Hi
it is extremely frustrating in a Tournament to see your Bot not performing well and not having any feedback as to the reason why.
The Tournament generates a huge volume of data, and most of it is not useful to anybody. However, is there no way that limited feedback could be provided to each Player. For instance, would it not be possible to zip and email the first five matches that the Player lost
How do you prevent leaking strategy of the opponent?
I agree more information would be great, but you cannot guarantee the logs being clear of what your opponent is doing. Which I assume many will not be happy with.
I would be great if you got a statemap and an output, though once again… that gives away “secrets” or advantages that some players may find.
Seems to me that if you leak a small amount of strategy at the end of each Tournament, you would make the Tournament more challenging for the top players and you would make an opportunity for the majority of players to improve their Bots.
I agree with thinus and had the same feeling last year. It’s frustrating when you are losing and have no idea as to why, thus no idea how to improve. Simply being able to watch the games will be very helpful and I think it will make the experience a lot more educational especially to new players. In the same breath I also think all tournament games should be public, simply publishing the move list of all game should be easy to do, but I guess it depends on what Entellect wants to achieve with this competition.
I don’t know how much my opinion counts, but that’s my 20 cents. because 2 cents don’t exist.
Is being able to see what your opponents do really something we should stop? In my mind, the bot’s logs are private but the bot’s actions in the tournament should absolutely be public. In my mind, the right course of action would be to give authors unrestricted access to their bot’s logs for debugging and improvement. I might even go as far as to say people should be able to see the replay of any match in the tournament (that’s how https://www.codingame.com/ does it).
Looking through hundreds of previous matches between tournaments to figure out how to improve your own bot sounds like a fair strategy to me.
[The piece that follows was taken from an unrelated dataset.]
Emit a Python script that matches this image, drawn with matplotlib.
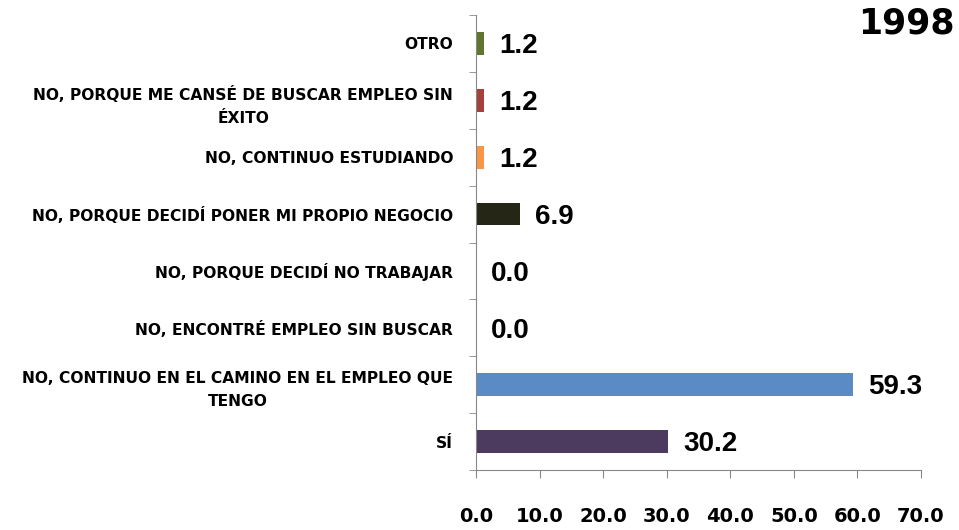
#!/usr/bin/env python3
"""Horizontal bar chart, 1998 survey answers."""

import matplotlib

matplotlib.use("Agg")
import matplotlib.pyplot as plt
from matplotlib.ticker import FixedLocator

CATEGORIES = [
    "SÍ",
    "NO, CONTINUO EN EL CAMINO EN EL EMPLEO QUE\nTENGO",
    "NO, ENCONTRÉ EMPLEO SIN BUSCAR",
    "NO, PORQUE DECIDÍ NO TRABAJAR",
    "NO, PORQUE DECIDÍ PONER MI PROPIO NEGOCIO",
    "NO, CONTINUO ESTUDIANDO",
    "NO, PORQUE ME CANSÉ DE BUSCAR EMPLEO SIN\nÉXITO",
    "OTRO",
]
VALUES = [30.2, 59.3, 0.0, 0.0, 6.9, 1.2, 1.2, 1.2]
BAR_COLORS = ["#4D3B5F", "#5B8BC5", "#5B8BC5", "#5B8BC5", "#262617", "#F79646", "#A5403D", "#5F7530"]
X_TICKS = [0, 10, 20, 30, 40, 50, 60, 70]
TITLE = "1998"

LABEL_FONT = ["DejaVu Sans"]
NUM_FONT = ["Liberation Sans", "DejaVu Sans"]
GREY = "#888888"


def main() -> None:
    fig = plt.figure(figsize=(9.59, 5.30), dpi=100)
    ax = fig.add_axes([476 / 959, 1 - 470 / 530, (921 - 476) / 959, (470 - 15) / 530])

    ypos = list(range(len(CATEGORIES)))
    ax.barh(ypos, VALUES, height=0.4, color=BAR_COLORS, edgecolor="none")

    for y, v in zip(ypos, VALUES):
        ax.annotate(
            f"{v:.1f}",
            xy=(v, y),
            xytext=(11, -2),
            textcoords="offset points",
            ha="left",
            va="center",
            fontsize=20,
            fontweight="bold",
            family=NUM_FONT,
        )

    ax.set_xlim(0, 70)
    ax.set_ylim(-0.5, len(CATEGORIES) - 0.5)

    ax.set_xticks(X_TICKS)
    ax.set_xticklabels([f"{t:.1f}" for t in X_TICKS], family="DejaVu Sans", fontsize=14, fontweight="bold")
    ax.tick_params(axis="x", length=6, color=GREY, pad=21)

    ax.set_yticks(ypos)
    ax.set_yticklabels(CATEGORIES, family=LABEL_FONT, fontsize=11.2, fontweight="bold",
                       multialignment="center", linespacing=1.65)
    ax.tick_params(axis="y", which="major", length=0, pad=16.5)
    ax.yaxis.set_minor_locator(FixedLocator([i - 0.5 for i in range(len(CATEGORIES) + 1)]))
    ax.tick_params(axis="y", which="minor", length=5, color=GREY)

    for side in ("top", "right"):
        ax.spines[side].set_visible(False)
    for side in ("left", "bottom"):
        ax.spines[side].set_color(GREY)
        ax.spines[side].set_linewidth(0.8)

    fig.text(955 / 959, 1 - 7 / 530, TITLE, ha="right", va="top", fontsize=25,
             fontweight="bold", family="DejaVu Sans")

    fig.savefig("out.png", dpi=100)
    plt.close(fig)


if __name__ == "__main__":
    main()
Also, not all programming languages have exceptions. Since error reporting hasn’t been mentioned before, even the languages that do have exceptions might not be reporting them the way that you expect. If you’re planning on reporting some feedback to players on how their bots did and not others, THAT would cause an unfair advantage. A more language-agnostic approach would be to allow logging errors to the standard error output, but that would put us right back in the previous discussion on if giving people logs back would leak information that shouldn’t be leaked.
I feel we need to take the actual game into account as well.
The game is very well balanced so its 100% AI… What this means is that even if another player sees a bot it might not even help them, My current bot (And I hope i finish version 3 before the first deadline)… is rather random in the way it builds.
Now for a case study.
2016’s Bomberman was also pure AL… So could replays provide an unfair tactic leak? Well, I matched with Ralf a number of times in the practice matches. And as a result I managed to get replays of both of us. My bot seemed to always be one step behind his. Or rather his “saw” a bit further than mine. So using the replays I calibrated my bot and added depth and built my bot against his. Then I worked on my bot until my bot gained advantage over his. So in doing this I used the few match replays I had as “reference bot”.
So information is dangerous.
Now lets go last year. It was highly psychological. Where you needed to account for ship placements. A perfect bot would always attack middle first, Yet all the top 8 players went for the sides first. The reasoning was that the perfect bot will search there last. So in last year’s case we played the human and not the AI.
In this case leaking any strategy would be bad. Also In a game of Round Robin if you play all players you could easily look at what the top players are doing. I do not necessarily see this as a good thing. I do not want someone else to copy my homework. Even if going by the whole “Just because you can see it does not mean you can actually write it”. But some of the contestants are in a league of their own. If they see your bot once they will likely know your tactics.
Row Based
Tile Based
Energy Focus
Attack Focus
or one of those special bots that will come to the party:
However. I still do not see any harm in this year’s info being available. Because of expansions.
While others are hitting their heads on the first version. There will be more buildings to account for.
Which will already be an added load. And the map will change. 4* 4 for example will be a far different kind of match compared to a 10 * 10.
I will likely need to rebuild my bot completely after the first event.
I’m new around these parts so please excuse my ignorance but - what tournament? I’m guessing this was some kind of semi-informal test-your-bots kind of tournament that was probably declared via email to members since I find no reference to it on the site or on these forums? I totally feel like I missed out unnecessarily.
Also just wanted to throw in some suggestions based on what I’ve read here, how about considering:
A) Providing the game state of only every X rounds, making this very sparse like every 15 rounds could make it very hard to decipher your opponents strategy while still giving you at least some glimpse of an idea of what happened in the game.
B) Provide the end-game stats, like what all the game variables were, how many rounds the game went and the players healths at the end. Maybe your bot is performing worse on small maps or big maps and knowing these end-game stats might help you focus on the right areas.